During his years as a personal trainer, Jackson never lost sight of his role to educate his students and clients on these five basic movements of functional strength that enable people to perform everyday activities without restriction: pushing, pulling, squatting, twisting and bending.
“My job was to teach them how to do these movements safely, develop a routine for them and let them fly.” Jackson adds that clients should not have to pay a personal trainer forever. The trainer’s role is to instill the knowledge in people so that they can continue to pursue fitness safely and confidently.
Jackson says his philosophy on nutrition has changed over the years. Aging slows the metabolism, and it results in weight gain if diet and exercise don’t come into play.
To be serious about your health, nutrition has to be front and center. “When adults are active, we burn the extra calories. But as we get older and do less, we have to make lifestyle changes,” he says.
One of the most important habits people can adopt at any age is to start their day with healthy, clean protein. Jackson’s morning ritual includes a hearty breakfast of oatmeal loaded with fiber, flaxseed meal, whey protein, raisins, ground ginger, turmeric and cinnamon.
He jokes that with everything in life, food should be enjoyed in moderation “You are the salt of the earth. If you put too much salt on something, you can’t eat it. It’s terrible. “
Gratitude and Balance
As a Vietnam War vet, Jackson ponders life, fate and the journey we are all on. “I’ve been in a lot of combat. The question is why did I get out of there and 52,000 others didn’t. I’m passing it up to God.”

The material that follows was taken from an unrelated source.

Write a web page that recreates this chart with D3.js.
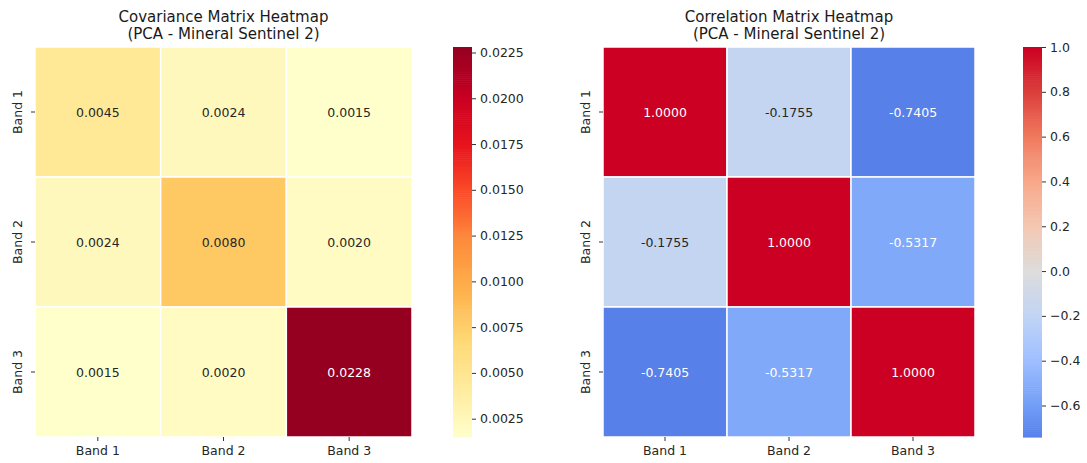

He’s grateful for the simple things in life and feels blessed for every day he has here. “If you wake up every morning and you have a roof over your head and have something to eat and a car to drive, you’ve got everything in the world,” he says. “You have to see the world to understand how lucky and fortunate we really are.
”The bottom line, when you blow the fuzz off, is this has to be a life’s journey. You can’t just pick and choose what you like and don’t like. Because if you don’t have your health, then what quality of life do you have?”